Case study: Sakha Republic (Yakutia)

A very unusual degree of advanced local legislation, including Russia’s first law on indigenous communities; first law giving a
salary to reindeer herders; first and only law on anthropological expert review. However, problems remain in implementation.

 The population of Sakha is about half Russian and half Asian. Among the Asian population, the dominant group are the Sakha people, who could be considered indigenous by international standards, but not by Russian legal standards, where the term applies only to ethnic groups with fewer than 50,000 members. Therefore, the officially recognised indigenous people in Sakha are Evenki, Eveny, Dolgan, Yukaghir and Chukchi.

Sakha has Russia’s most advanced regional legislation on industrialisation and land use. Sakha has been at the forefront of passing legal acts even before the Russian Federation passes corresponding laws for all of Russia.

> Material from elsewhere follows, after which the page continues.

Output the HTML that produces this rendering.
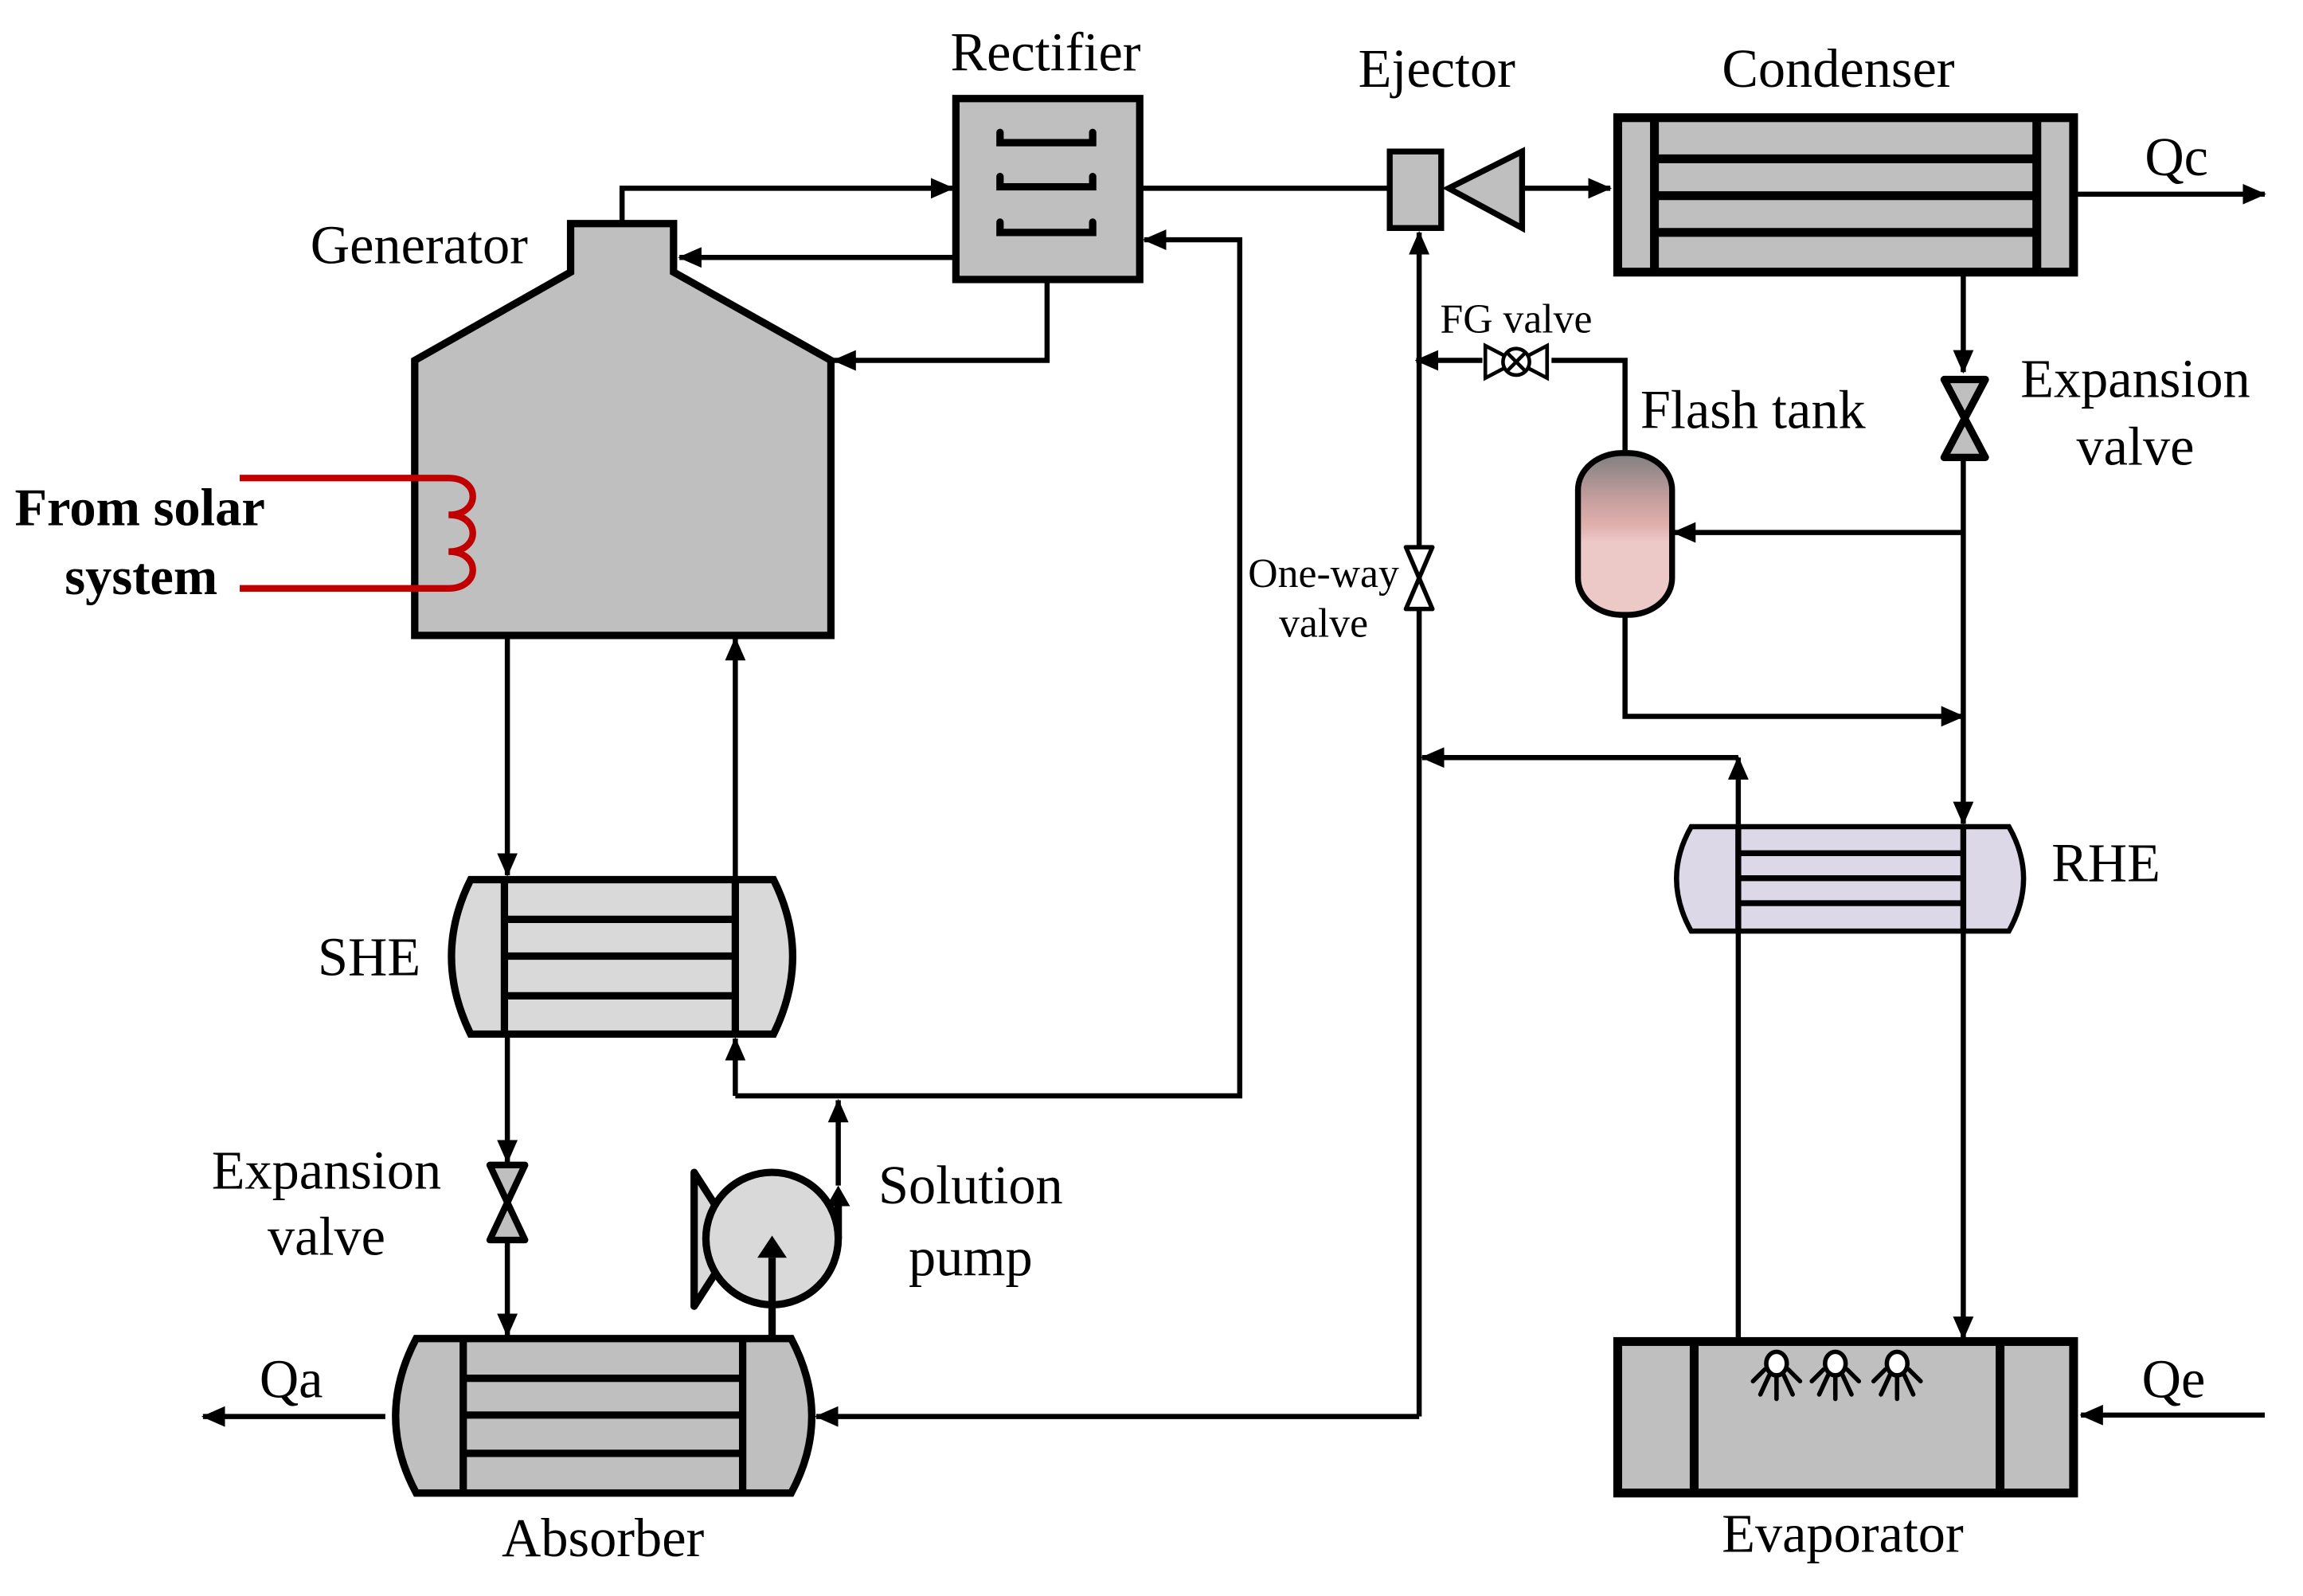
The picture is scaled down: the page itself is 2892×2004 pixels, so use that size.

Our research and case study of south Sakha has shown that this advanced governance does not rely on the mainstream international laws, conventions and guidelines in this field, or even refer to them, although some elements can be found in relevant regulatory documents. On the other hand, the situation of indigenous livelihoods in south Sakha looks more satisfactory on paper than it is in the lived experience of indigenous land users themselves. As in so many cases in Russia and beyond, problems remain in the control and actual implementation of good or best practices.